**Task instructions:** Return all lines below containing the word "this".

^^^^^^^^

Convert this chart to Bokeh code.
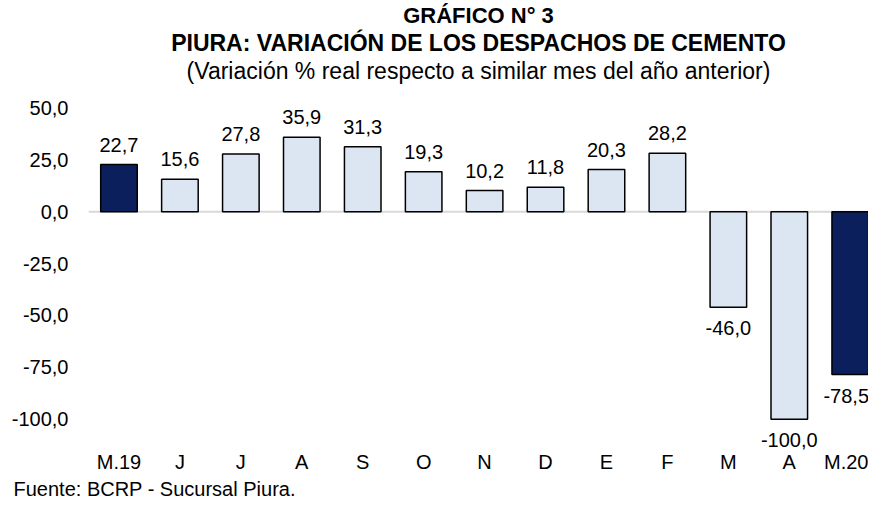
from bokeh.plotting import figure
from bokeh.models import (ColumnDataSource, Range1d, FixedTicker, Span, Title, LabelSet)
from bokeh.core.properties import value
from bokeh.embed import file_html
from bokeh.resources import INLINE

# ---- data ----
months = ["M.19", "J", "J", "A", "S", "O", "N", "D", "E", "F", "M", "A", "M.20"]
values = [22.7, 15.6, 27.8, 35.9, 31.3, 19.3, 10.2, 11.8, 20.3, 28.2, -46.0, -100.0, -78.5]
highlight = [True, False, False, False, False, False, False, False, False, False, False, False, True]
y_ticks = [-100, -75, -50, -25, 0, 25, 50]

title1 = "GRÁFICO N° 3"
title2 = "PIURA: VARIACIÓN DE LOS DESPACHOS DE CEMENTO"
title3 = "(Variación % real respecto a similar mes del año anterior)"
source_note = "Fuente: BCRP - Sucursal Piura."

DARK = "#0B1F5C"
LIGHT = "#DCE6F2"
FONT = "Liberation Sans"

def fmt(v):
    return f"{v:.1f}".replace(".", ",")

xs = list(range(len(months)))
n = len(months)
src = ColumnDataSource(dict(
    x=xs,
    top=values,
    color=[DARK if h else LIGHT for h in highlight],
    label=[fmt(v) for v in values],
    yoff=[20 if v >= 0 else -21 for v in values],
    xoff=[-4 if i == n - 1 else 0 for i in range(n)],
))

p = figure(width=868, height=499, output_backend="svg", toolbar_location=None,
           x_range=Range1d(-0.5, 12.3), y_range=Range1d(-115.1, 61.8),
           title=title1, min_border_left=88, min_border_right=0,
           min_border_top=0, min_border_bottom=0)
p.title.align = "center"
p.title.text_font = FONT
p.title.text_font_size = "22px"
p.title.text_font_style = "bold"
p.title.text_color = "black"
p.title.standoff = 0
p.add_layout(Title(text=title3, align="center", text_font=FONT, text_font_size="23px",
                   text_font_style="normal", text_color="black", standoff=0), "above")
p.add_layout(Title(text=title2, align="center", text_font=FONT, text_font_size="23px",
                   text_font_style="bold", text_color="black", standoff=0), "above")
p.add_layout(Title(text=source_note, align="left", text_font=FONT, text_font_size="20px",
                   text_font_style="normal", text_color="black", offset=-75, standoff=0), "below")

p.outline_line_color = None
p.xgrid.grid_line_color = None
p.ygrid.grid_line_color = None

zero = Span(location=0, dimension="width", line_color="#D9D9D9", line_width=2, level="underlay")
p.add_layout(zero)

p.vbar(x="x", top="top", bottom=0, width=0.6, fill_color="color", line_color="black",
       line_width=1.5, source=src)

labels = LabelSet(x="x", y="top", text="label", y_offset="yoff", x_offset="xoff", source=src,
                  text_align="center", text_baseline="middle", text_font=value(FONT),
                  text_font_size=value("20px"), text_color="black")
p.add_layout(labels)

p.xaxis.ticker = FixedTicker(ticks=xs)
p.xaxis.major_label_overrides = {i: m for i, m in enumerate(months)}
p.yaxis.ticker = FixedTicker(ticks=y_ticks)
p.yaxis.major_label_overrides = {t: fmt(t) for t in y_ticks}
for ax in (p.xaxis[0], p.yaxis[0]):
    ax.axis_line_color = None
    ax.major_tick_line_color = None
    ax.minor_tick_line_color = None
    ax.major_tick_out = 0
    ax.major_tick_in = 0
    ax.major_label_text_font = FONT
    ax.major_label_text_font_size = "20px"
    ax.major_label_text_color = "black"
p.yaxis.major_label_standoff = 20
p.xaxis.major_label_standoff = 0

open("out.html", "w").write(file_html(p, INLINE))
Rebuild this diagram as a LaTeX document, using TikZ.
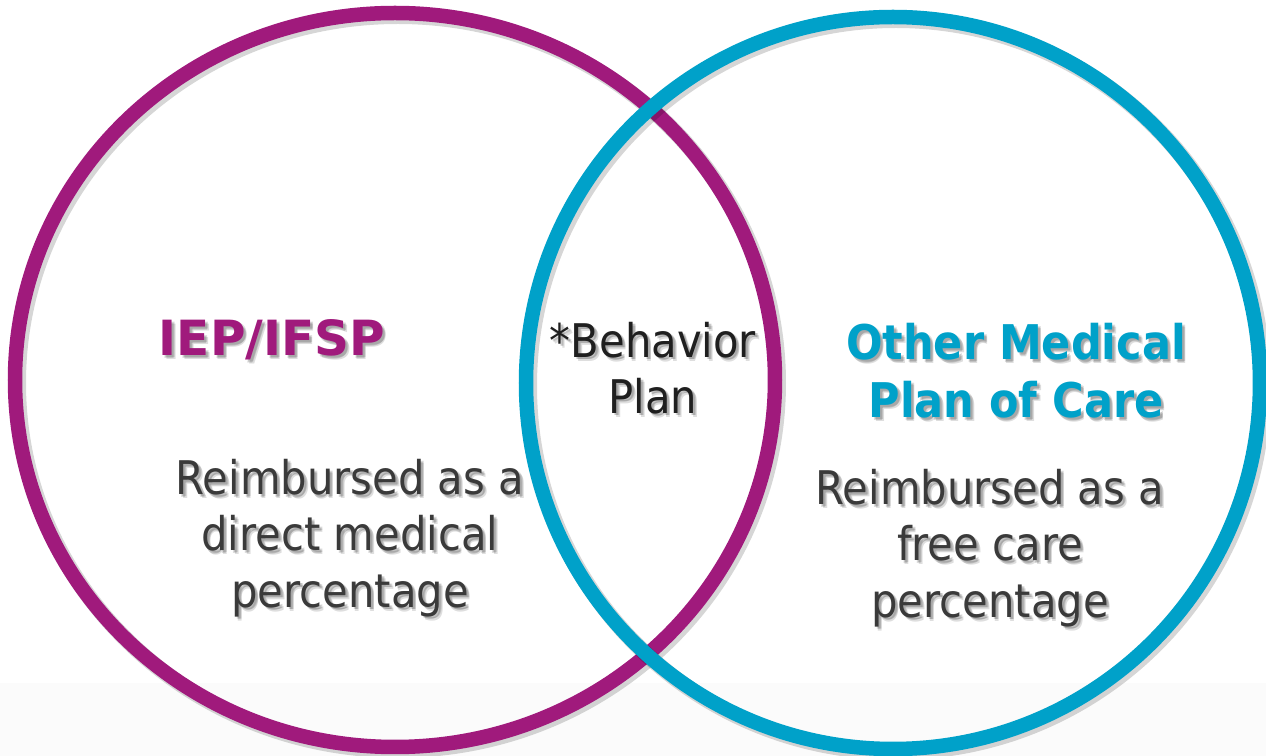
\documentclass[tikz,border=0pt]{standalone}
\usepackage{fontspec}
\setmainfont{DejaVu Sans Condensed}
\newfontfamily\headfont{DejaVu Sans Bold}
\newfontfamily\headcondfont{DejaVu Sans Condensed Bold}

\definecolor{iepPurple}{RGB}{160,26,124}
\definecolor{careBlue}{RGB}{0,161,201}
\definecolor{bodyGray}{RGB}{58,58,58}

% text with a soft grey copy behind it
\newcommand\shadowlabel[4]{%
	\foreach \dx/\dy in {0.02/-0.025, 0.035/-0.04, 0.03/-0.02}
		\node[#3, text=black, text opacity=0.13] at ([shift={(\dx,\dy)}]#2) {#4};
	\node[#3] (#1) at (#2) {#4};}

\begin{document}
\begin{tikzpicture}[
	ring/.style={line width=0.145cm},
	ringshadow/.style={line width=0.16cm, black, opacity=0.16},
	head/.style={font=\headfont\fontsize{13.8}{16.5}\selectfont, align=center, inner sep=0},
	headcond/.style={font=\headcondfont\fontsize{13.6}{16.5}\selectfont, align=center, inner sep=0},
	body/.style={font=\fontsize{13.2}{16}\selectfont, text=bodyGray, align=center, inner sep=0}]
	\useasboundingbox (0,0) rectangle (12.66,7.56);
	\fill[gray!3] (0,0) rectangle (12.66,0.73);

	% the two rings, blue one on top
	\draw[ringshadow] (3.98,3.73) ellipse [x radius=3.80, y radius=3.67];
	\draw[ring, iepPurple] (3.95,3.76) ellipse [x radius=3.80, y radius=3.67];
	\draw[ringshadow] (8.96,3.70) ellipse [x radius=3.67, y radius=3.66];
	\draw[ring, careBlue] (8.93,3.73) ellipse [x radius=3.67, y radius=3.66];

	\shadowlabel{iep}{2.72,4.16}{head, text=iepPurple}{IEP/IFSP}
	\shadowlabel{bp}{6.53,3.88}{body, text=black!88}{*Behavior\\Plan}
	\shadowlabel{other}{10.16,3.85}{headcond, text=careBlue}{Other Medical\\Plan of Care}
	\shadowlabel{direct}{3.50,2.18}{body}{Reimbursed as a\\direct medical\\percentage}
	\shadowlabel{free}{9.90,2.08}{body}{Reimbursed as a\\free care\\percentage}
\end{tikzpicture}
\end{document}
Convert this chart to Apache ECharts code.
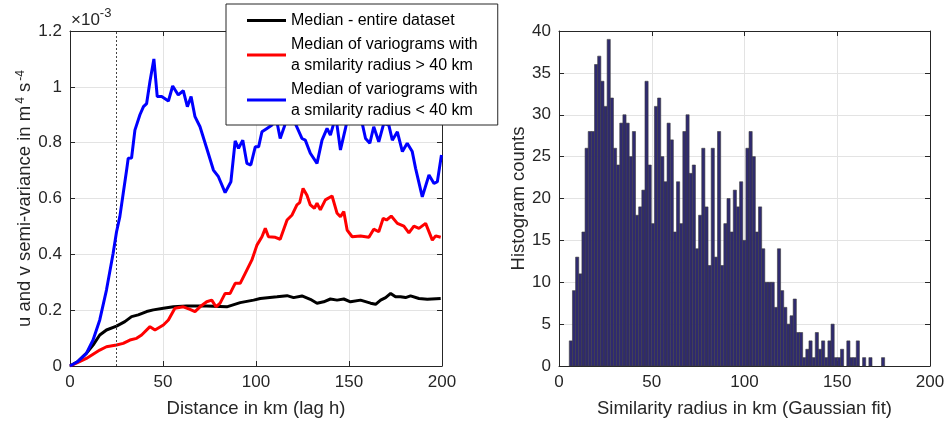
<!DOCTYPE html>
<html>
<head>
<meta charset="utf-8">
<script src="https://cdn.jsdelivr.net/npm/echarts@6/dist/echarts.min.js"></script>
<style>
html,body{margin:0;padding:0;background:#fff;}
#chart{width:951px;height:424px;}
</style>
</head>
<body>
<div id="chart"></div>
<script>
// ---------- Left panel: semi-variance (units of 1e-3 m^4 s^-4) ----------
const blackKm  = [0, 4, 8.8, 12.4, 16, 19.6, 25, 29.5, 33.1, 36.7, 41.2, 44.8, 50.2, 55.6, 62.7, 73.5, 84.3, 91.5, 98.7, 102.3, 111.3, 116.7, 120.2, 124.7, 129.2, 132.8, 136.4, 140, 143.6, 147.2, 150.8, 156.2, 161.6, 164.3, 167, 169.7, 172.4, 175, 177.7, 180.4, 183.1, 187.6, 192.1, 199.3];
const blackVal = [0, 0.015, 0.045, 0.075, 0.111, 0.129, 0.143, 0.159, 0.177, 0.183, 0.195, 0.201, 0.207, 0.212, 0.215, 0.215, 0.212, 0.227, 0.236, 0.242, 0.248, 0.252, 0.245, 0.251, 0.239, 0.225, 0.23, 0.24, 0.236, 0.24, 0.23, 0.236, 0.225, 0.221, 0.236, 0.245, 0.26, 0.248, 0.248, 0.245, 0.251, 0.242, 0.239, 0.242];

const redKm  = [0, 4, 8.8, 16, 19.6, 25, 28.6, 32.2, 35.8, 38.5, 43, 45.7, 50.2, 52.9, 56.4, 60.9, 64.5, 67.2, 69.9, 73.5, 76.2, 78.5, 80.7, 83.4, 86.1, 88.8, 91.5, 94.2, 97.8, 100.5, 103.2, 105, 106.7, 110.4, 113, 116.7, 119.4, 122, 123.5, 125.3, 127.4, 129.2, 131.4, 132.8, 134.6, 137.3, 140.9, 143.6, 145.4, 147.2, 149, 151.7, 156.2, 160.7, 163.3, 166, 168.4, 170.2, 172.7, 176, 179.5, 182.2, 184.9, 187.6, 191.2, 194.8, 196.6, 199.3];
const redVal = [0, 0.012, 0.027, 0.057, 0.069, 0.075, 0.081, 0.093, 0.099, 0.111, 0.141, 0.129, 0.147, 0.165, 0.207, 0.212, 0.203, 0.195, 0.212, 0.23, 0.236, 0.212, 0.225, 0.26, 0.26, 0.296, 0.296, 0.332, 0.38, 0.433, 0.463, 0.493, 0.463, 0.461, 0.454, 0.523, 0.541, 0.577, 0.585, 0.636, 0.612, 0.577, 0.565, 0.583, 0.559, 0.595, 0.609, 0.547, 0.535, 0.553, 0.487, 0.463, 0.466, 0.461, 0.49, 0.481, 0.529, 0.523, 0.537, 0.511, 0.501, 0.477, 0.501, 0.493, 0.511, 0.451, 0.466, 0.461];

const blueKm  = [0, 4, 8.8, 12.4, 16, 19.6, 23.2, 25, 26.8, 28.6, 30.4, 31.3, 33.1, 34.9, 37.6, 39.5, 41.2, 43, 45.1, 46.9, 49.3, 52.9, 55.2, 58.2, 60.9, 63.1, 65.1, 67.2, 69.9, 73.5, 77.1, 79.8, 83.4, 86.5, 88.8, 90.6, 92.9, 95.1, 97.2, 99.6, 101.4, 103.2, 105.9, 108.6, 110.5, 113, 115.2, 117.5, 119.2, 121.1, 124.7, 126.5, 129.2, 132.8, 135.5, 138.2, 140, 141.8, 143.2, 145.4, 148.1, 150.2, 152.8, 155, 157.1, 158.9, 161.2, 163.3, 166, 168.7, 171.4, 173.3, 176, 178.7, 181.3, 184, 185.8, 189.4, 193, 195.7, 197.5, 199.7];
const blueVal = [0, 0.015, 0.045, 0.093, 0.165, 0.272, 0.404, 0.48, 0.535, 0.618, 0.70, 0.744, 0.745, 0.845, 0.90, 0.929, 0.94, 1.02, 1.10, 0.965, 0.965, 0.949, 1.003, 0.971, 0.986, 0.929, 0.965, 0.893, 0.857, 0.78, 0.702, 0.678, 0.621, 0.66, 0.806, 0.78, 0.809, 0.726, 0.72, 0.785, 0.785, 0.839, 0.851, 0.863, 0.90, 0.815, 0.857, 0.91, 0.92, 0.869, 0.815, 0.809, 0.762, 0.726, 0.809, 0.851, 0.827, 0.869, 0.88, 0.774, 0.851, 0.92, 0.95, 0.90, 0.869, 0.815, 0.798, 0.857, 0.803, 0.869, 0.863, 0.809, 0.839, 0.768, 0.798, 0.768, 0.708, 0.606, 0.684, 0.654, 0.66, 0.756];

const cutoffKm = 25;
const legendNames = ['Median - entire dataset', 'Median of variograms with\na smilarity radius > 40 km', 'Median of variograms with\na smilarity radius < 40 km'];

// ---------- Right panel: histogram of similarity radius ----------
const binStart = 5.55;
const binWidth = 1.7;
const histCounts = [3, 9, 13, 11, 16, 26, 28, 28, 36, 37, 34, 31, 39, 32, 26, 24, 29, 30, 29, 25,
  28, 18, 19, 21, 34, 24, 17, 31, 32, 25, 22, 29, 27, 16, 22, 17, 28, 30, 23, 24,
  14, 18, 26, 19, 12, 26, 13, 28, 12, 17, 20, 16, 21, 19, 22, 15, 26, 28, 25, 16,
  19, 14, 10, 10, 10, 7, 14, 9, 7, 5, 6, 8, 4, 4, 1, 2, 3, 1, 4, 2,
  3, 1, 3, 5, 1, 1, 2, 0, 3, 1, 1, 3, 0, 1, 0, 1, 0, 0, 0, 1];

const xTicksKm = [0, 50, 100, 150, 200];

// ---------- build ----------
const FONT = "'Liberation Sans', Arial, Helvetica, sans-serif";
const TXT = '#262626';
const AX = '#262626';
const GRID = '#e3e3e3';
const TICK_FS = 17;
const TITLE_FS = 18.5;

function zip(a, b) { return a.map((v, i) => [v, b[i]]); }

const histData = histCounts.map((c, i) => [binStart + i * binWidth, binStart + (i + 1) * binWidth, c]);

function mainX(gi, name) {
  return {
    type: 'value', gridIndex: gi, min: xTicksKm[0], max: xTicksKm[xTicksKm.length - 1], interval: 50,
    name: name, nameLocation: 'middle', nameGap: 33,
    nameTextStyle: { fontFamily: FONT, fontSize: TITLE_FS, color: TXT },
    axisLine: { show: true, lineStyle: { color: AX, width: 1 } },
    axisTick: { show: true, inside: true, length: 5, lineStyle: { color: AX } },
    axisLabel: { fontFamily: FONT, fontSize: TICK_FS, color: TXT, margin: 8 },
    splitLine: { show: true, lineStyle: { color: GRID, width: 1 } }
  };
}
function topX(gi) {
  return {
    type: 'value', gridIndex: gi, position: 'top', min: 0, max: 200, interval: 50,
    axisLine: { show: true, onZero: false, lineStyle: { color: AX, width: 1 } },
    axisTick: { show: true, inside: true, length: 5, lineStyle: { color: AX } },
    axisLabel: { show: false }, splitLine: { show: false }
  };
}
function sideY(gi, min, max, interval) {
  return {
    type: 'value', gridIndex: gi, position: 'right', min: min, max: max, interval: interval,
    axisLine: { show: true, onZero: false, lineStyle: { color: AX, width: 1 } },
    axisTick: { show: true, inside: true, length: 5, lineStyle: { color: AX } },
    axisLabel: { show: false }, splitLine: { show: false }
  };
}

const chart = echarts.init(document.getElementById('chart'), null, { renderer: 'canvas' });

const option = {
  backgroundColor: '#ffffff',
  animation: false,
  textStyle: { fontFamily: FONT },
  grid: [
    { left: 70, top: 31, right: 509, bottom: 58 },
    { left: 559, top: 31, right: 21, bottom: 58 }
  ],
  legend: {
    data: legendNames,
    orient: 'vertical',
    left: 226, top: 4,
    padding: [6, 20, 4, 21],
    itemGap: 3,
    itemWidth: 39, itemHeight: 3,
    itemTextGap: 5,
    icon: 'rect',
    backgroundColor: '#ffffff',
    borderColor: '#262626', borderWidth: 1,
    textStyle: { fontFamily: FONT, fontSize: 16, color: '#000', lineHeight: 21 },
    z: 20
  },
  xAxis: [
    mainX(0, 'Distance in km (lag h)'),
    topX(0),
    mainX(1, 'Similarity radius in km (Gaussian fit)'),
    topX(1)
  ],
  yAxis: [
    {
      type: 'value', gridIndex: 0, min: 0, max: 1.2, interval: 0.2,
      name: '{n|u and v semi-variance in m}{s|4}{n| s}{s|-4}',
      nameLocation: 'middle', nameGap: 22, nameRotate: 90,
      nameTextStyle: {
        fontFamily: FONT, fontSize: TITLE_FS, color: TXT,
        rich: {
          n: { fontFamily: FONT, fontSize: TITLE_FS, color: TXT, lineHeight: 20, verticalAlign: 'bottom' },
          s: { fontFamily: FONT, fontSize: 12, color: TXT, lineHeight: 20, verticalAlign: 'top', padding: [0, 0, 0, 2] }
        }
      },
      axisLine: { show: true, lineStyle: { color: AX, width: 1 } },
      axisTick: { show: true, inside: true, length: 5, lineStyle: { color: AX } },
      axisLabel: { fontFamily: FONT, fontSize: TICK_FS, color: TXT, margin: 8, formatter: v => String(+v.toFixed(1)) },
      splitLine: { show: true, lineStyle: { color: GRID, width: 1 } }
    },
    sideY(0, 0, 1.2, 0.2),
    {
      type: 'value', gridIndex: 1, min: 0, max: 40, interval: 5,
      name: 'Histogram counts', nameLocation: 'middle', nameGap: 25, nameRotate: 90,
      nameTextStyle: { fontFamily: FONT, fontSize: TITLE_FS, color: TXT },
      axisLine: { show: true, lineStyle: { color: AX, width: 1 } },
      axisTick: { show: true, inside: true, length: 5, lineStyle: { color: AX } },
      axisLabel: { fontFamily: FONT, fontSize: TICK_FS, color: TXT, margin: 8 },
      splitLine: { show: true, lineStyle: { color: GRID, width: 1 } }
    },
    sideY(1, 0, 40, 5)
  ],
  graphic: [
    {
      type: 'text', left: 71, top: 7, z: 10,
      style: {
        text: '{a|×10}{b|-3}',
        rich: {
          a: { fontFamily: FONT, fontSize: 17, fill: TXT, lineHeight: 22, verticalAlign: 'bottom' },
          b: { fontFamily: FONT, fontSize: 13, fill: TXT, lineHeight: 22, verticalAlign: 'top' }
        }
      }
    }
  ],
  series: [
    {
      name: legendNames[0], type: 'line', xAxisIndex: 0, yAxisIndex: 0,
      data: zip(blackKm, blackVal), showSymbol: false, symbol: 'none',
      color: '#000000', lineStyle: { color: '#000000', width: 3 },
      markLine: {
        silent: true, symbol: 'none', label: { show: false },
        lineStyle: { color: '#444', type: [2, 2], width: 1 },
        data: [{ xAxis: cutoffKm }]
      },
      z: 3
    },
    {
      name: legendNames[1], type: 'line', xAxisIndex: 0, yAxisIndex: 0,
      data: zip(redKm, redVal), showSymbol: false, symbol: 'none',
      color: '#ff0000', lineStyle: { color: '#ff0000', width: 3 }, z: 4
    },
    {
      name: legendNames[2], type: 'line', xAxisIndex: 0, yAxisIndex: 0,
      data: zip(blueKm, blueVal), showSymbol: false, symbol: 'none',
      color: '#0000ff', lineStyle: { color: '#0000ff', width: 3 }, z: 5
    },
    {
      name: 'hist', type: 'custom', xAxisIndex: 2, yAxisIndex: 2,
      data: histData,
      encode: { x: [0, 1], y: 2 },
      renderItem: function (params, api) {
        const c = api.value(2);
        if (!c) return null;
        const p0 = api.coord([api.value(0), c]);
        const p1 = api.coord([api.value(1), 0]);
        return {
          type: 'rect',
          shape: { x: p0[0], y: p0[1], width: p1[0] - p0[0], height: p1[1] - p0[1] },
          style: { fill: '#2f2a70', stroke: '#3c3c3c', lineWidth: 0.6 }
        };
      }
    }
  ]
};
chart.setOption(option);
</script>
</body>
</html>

^^^^^^^^

**Final answer:**
Convert this chart to Bokeh code.
Rebuild this diagram as a LaTeX document, using TikZ.
Convert this chart to Apache ECharts code.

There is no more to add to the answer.